INPUT DATA>
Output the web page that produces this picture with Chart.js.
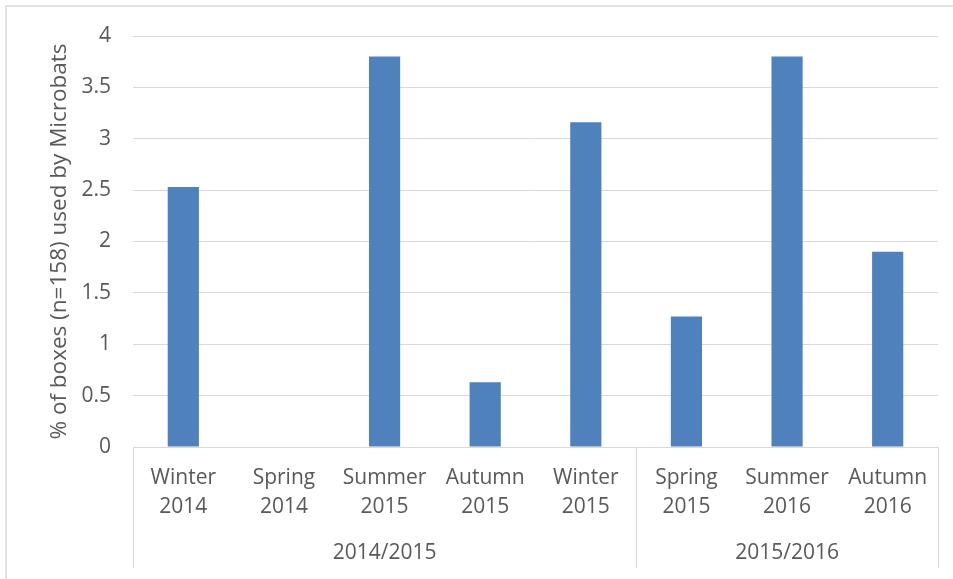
<!DOCTYPE html>
<html>
<head>
<meta charset="utf-8">
<script src="https://cdn.jsdelivr.net/npm/chart.js@4"></script>
<style>
  html, body { margin: 0; padding: 0; background: #fff; }
  #wrap { width: 953px; height: 579px; }
</style>
</head>
<body>
<div id="wrap"><canvas id="batChart" width="953" height="579"></canvas></div>
<script>
// categories (two lines each) and the outer grouping
const seasons = [
  ['Winter', '2014'], ['Spring', '2014'], ['Summer', '2015'], ['Autumn', '2015'],
  ['Winter', '2015'], ['Spring', '2015'], ['Summer', '2016'], ['Autumn', '2016']
];
const pctUsed = [2.53, 0, 3.80, 0.63, 3.16, 1.27, 3.80, 1.90];
const years = ['2014/2015', '2015/2016'];
const yearSizes = [5, 3];
const yTicks = [0, 0.5, 1, 1.5, 2, 2.5, 3, 3.5, 4];

const FONT = "'Open Sans', sans-serif";
const TXT = '#595959';
const LINE = '#d9d9d9';

// outer frame, group separators and group labels
const groupAxis = {
  id: 'groupAxis',
  beforeDraw(chart) {
    const c = chart.ctx;
    c.save();
    c.strokeStyle = LINE;
    c.lineWidth = 1.5;
    c.strokeRect(6, 6, 1000, 1000);
    c.restore();
  },
  afterDraw(chart) {
    const c = chart.ctx;
    const x = chart.scales.x;
    const area = chart.chartArea;
    const bottom = 568;
    const edge = i => {
      if (i <= 0) return area.left;
      if (i >= seasons.length) return area.right;
      return (x.getPixelForValue(i - 1) + x.getPixelForValue(i)) / 2;
    };
    c.save();
    c.strokeStyle = LINE;
    c.lineWidth = 1;
    c.fillStyle = TXT;
    c.font = '21px ' + FONT;
    c.textAlign = 'center';
    c.textBaseline = 'middle';
    let start = 0;
    years.forEach((g, k) => {
      const end = start + yearSizes[k];
      const x0 = edge(start), x1 = edge(end);
      c.beginPath();
      c.moveTo(Math.round(x0) + 0.5, area.bottom);
      c.lineTo(Math.round(x0) + 0.5, bottom);
      c.moveTo(Math.round(x1) + 0.5, area.bottom);
      c.lineTo(Math.round(x1) + 0.5, bottom);
      c.stroke();
      c.fillText(g, (x0 + x1) / 2, 553);
      start = end;
    });
    c.restore();
  }
};

new Chart(document.getElementById('batChart'), {
  type: 'bar',
  data: {
    labels: seasons,
    datasets: [{
      data: pctUsed,
      backgroundColor: '#4f81bd',
      categoryPercentage: 1,
      barPercentage: 0.31
    }]
  },
  options: {
    responsive: false,
    animation: false,
    layout: { padding: { left: 0, top: 36, right: 15, bottom: 0 } },
    plugins: { legend: { display: false }, tooltip: { enabled: false } },
    scales: {
      x: {
        grid: { display: false, drawTicks: false },
        border: { color: LINE, width: 1 },
        ticks: { color: TXT, font: { family: FONT, size: 21, lineHeight: 1.36 }, padding: 17, maxRotation: 0, autoSkip: false },
        afterFit(s) { s.height = 132; }
      },
      y: {
        min: 0,
        max: 4,
        afterBuildTicks(s) { s.ticks = yTicks.map(v => ({ value: v })); },
        grid: { color: LINE, lineWidth: 1, drawTicks: false },
        border: { display: false },
        ticks: { color: TXT, font: { family: FONT, size: 21 }, padding: 22, callback: v => String(v) },
        title: {
          display: true,
          text: '% of boxes (n=158) used by Microbats',
          color: TXT,
          font: { family: FONT, size: 22.5 },
          padding: { top: 46, bottom: 0 }
        },
        afterFit(s) { s.width = 133; }
      }
    }
  },
  plugins: [groupAxis]
});
</script>
</body>
</html>
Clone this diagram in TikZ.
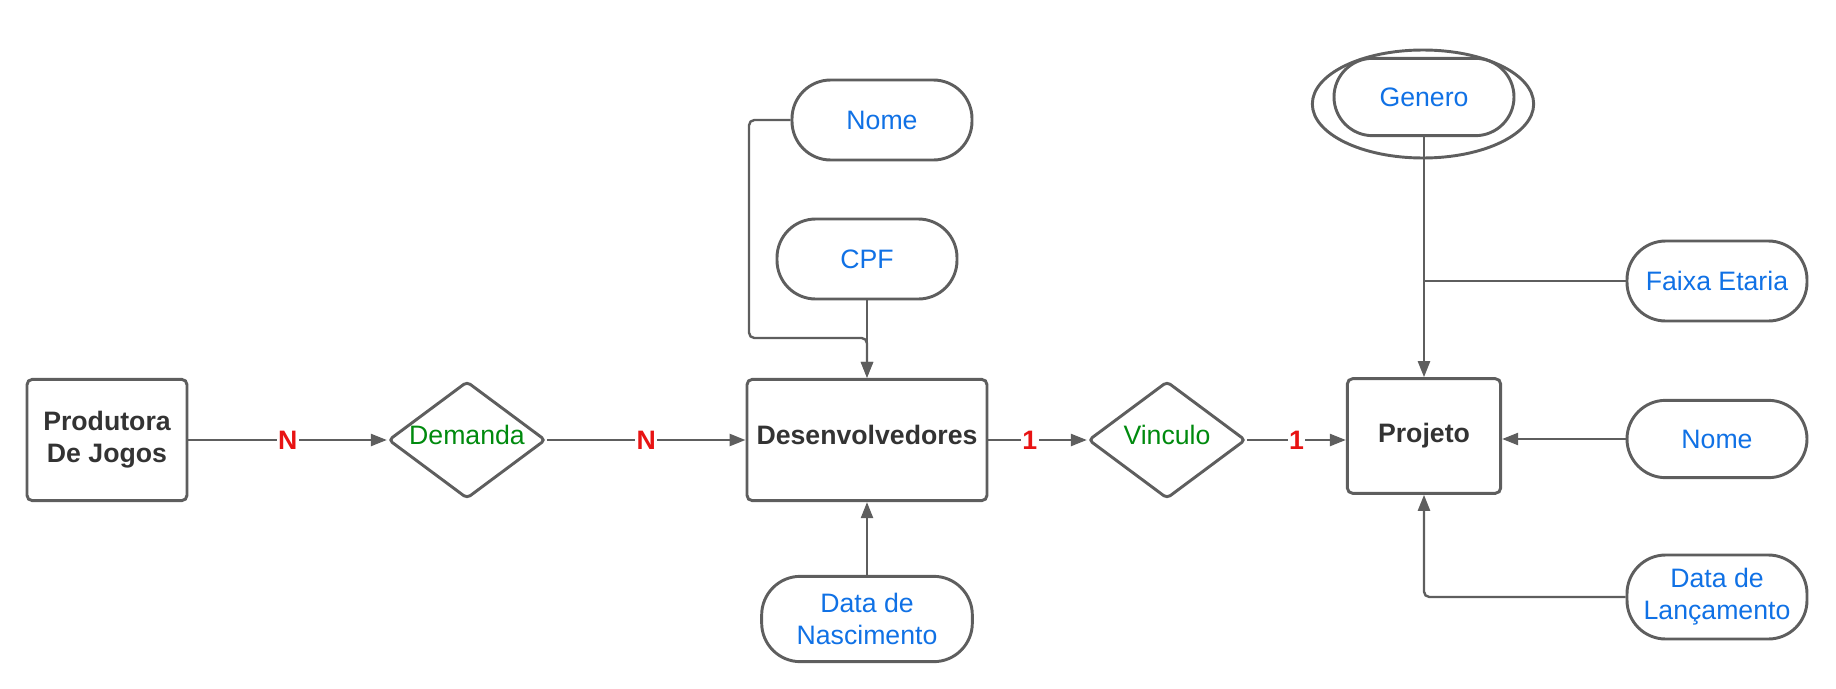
\documentclass[tikz,border=0pt]{standalone}
\usepackage{fontspec}
\setmainfont{Liberation Sans}
\usepackage{xcolor}
\usepackage{tikz}
\usetikzlibrary{arrows.meta}
\usetikzlibrary{shapes.geometric}
\usetikzlibrary{calc}

\definecolor{linegray}{HTML}{5E5E5E}
\definecolor{textgray}{HTML}{333333}
\definecolor{attrblue}{HTML}{1071E5}
\definecolor{relgreen}{HTML}{008A0E}
\definecolor{cardred}{HTML}{E81313}
\newcommand{\diagfont}{\fontsize{20}{24}\selectfont}

\begin{document}
\begin{tikzpicture}[x=75pt, y=-75pt, font=\diagfont,
    entity/.style={draw=linegray, line width=2.2pt, rounded corners=4pt, text=textgray,
        font=\diagfont\bfseries, align=center, inner sep=0pt},
    attr/.style={draw=linegray, line width=2.2pt, rounded corners=29pt, text=attrblue,
        align=center, minimum width=135pt, minimum height=60pt, inner sep=0pt},
    rel/.style={draw=linegray, line width=2.2pt, diamond, rounded corners=3pt,
        minimum width=118pt, minimum height=88pt, inner sep=0pt},
    reltext/.style={text=relgreen, yshift=3.5pt},
    wire/.style={draw=linegray, line width=1.8pt},
    link/.style={wire, -{Triangle[length=12pt, width=9pt]}},
    card/.style={midway, fill=white, inner sep=1pt, text=cardred, font=\diagfont\bfseries}]
    \useasboundingbox (0,0) rectangle (18.36,6.89);

    \node[entity, minimum width=120pt, minimum height=91pt] (produtora) at (1.07,4.40) {Produtora\\De Jogos};
    \node[rel] (demanda) at (4.67,4.40) {};
    \node[reltext] (demandatxt) at (demanda) {Demanda};
    \node[entity, minimum width=180pt, minimum height=91pt] (desenv) at (8.67,4.40) {};
    \node[text=textgray, font=\diagfont\bfseries, yshift=3.5pt] (desenvtxt) at (desenv) {Desenvolvedores};
    \node[rel] (vinculo) at (11.67,4.40) {};
    \node[reltext] (vinculotxt) at (vinculo) {Vinculo};
    \node[entity, minimum width=115pt, minimum height=86pt] (projeto) at (14.24,4.36) {Projeto};

    \node[attr] (nomedes) at (8.82,1.20) {Nome};
    \node[attr] (cpf) at (8.67,2.59) {CPF};
    \node[attr, minimum width=158pt, minimum height=64pt] (nascimento) at (8.67,6.19) {Data de\\Nascimento};

    \node[draw=linegray, line width=2.2pt, ellipse, minimum width=166pt, minimum height=81pt] (generoout) at (14.23,1.04) {};
    \node[attr, minimum height=58pt] (genero) at (14.24,0.97) {Genero};
    \node[attr] (faixa) at (17.17,2.81) {Faixa Etaria};
    \node[attr, minimum height=58pt] (nomeproj) at (17.17,4.39) {Nome};
    \node[attr, minimum height=63pt] (lancamento) at (17.17,5.97) {Data de\\Lançamento};

    \draw[link] (produtora) -- (demanda) node[card] {N};
    \draw[link] (demanda) -- (desenv) node[card] {N};
    \draw[link] (desenv) -- (vinculo) node[card, pos=0.42] {1};
    \draw[link] (vinculo.east) -- (vinculo.east -| projeto.west) node[card] {1};

    \coordinate (bendnome) at (7.49,3.38);
    \draw[link, rounded corners=4pt] (nomedes.west) -| (bendnome) -| (desenv.north);
    \draw[link] (cpf) -- (desenv);
    \draw[link] (nascimento) -- (desenv);

    \coordinate (joinfaixa) at (faixa.west -| projeto.north);
    \draw[link] (genero) -- (projeto);
    \draw[wire] (faixa.west) -- (joinfaixa);
    \draw[link] (nomeproj.west) -- (nomeproj.west -| projeto.east);
    \draw[link, rounded corners=4pt] (lancamento.west) -| (projeto.south);
\end{tikzpicture}
\end{document}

WHAT THE TASK ASKS> Show each line holding the word "this".

REPLY TO THE TASK>
Output the web page that produces this picture with Chart.js.
Clone this diagram in TikZ.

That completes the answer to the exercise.